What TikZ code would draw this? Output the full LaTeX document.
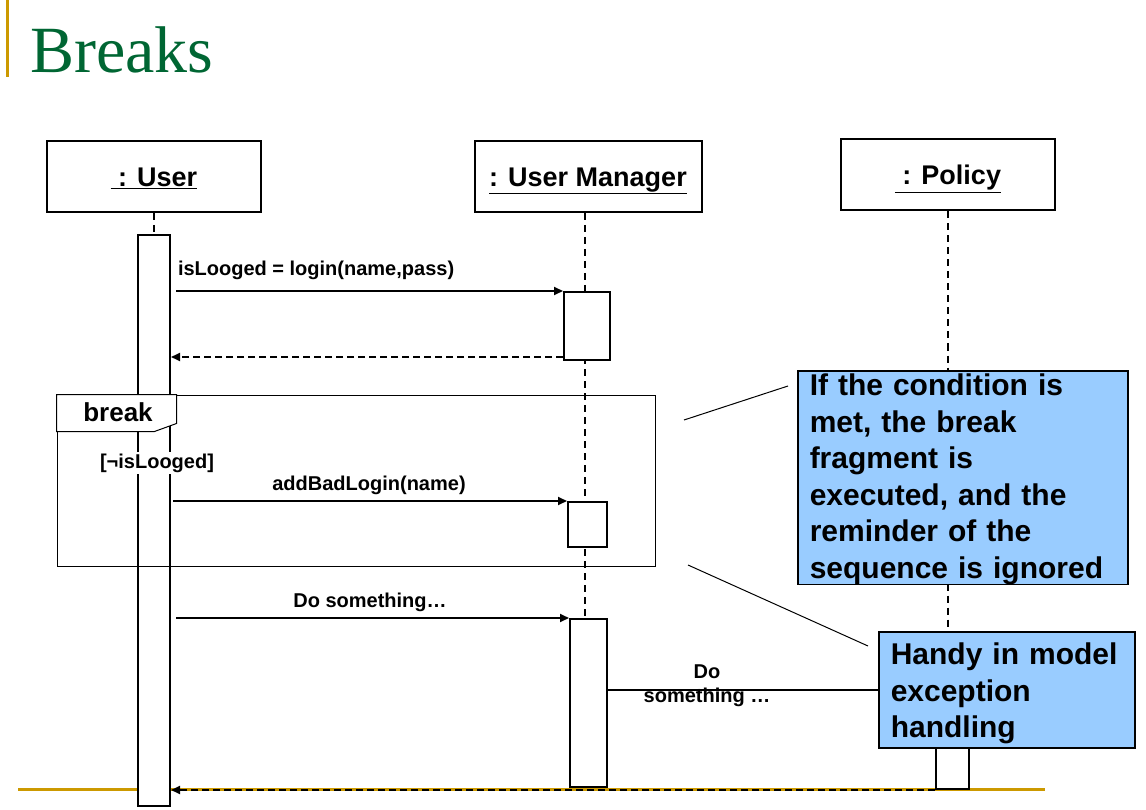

+ + +

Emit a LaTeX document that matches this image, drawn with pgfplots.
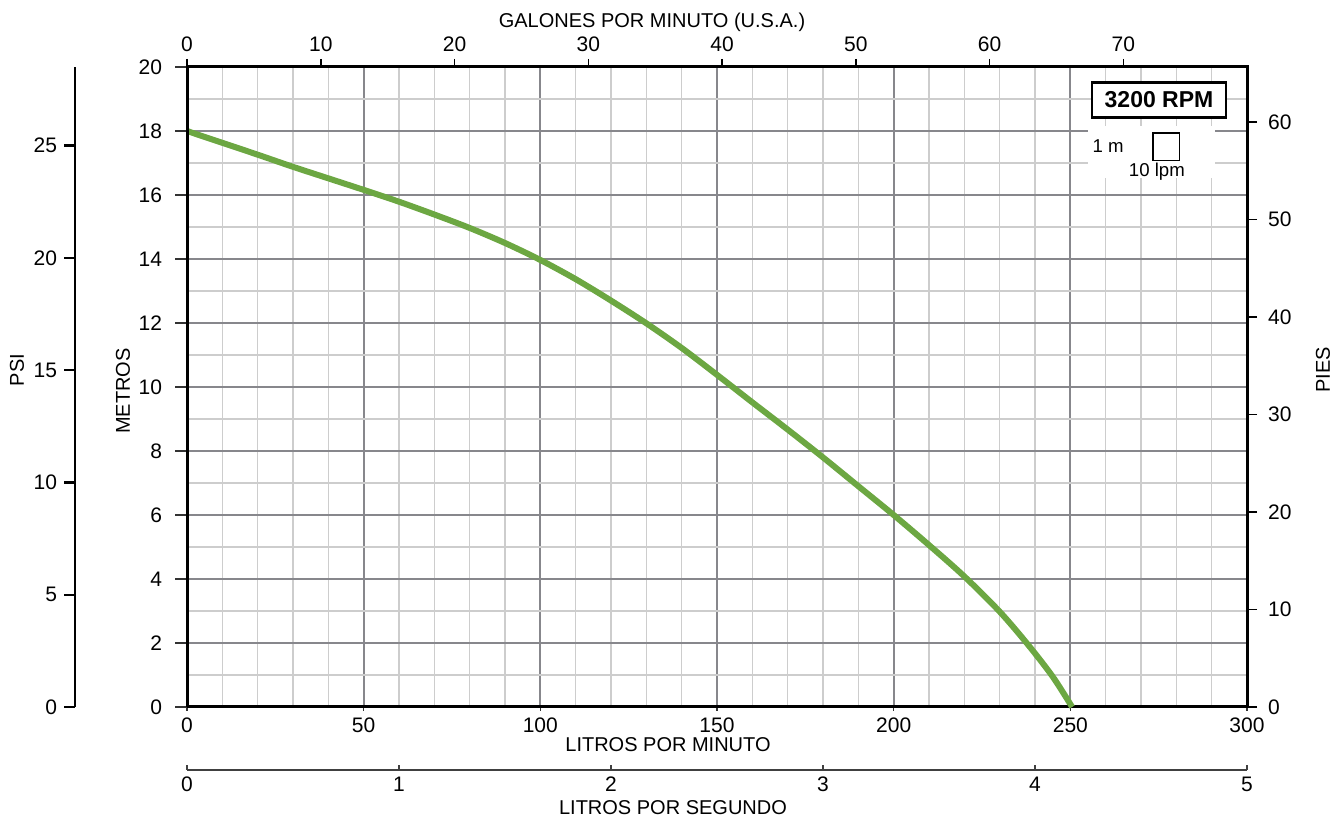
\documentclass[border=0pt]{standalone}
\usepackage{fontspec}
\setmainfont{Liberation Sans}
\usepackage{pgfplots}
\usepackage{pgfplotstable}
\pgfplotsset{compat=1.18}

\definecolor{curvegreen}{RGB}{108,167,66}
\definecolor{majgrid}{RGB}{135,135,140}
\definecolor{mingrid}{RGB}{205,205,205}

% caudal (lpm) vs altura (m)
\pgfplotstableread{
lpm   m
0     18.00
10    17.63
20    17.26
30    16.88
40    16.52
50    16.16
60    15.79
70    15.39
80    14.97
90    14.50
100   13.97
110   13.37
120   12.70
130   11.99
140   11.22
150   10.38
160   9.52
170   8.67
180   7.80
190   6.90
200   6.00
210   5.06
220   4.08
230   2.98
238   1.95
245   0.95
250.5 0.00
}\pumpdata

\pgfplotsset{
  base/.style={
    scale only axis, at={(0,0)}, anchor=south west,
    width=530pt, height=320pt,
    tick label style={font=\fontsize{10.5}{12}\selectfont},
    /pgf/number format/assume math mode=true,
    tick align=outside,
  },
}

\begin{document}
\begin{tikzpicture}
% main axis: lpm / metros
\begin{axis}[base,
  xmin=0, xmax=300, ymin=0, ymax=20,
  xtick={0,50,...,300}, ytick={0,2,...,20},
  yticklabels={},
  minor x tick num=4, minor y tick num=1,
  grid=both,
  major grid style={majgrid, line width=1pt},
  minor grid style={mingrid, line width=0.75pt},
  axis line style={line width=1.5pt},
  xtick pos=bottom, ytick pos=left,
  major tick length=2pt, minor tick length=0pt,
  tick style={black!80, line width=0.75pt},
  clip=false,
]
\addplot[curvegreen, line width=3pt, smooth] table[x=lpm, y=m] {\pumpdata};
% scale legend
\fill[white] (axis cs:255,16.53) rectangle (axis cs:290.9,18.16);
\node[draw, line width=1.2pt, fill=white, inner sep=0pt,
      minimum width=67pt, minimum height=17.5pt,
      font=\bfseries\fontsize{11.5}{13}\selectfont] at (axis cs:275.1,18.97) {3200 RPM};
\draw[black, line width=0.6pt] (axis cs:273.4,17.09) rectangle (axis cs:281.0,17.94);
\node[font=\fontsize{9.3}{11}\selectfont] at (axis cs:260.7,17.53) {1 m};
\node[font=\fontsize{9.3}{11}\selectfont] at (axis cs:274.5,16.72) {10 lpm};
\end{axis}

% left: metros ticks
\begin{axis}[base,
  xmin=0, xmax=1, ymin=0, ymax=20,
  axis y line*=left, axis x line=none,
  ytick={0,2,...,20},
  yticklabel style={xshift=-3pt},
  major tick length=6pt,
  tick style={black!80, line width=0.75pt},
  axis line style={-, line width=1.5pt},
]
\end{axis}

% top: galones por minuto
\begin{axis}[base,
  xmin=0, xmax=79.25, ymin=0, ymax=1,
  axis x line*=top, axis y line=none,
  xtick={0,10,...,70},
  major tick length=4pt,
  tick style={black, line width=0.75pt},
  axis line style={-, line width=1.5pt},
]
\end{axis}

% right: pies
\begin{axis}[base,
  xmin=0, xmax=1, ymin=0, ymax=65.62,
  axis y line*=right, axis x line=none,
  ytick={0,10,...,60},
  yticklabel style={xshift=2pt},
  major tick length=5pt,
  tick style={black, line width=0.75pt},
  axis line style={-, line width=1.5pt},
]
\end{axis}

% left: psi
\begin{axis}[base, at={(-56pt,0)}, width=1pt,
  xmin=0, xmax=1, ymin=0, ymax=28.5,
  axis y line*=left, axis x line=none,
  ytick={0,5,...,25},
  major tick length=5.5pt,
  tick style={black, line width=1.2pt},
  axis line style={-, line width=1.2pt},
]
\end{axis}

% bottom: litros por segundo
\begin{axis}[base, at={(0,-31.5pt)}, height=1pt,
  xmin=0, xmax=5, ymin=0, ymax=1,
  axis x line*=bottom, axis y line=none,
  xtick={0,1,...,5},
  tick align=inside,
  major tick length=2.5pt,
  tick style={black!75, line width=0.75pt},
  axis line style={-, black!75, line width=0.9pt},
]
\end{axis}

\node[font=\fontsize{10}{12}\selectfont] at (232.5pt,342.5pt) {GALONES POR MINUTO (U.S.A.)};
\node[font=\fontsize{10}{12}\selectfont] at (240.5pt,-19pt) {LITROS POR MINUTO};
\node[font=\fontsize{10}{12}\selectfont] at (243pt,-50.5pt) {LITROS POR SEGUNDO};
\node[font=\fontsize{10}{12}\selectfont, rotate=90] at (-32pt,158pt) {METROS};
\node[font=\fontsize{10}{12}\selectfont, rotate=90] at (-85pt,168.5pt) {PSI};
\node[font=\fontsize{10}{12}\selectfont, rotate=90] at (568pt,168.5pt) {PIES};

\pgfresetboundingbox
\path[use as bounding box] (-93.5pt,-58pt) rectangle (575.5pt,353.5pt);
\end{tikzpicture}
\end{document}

+ + +

**Problem**
Copy each line above containing the string "this".

**Problem solution**
What TikZ code would draw this? Output the full LaTeX document.
Emit a LaTeX document that matches this image, drawn with pgfplots.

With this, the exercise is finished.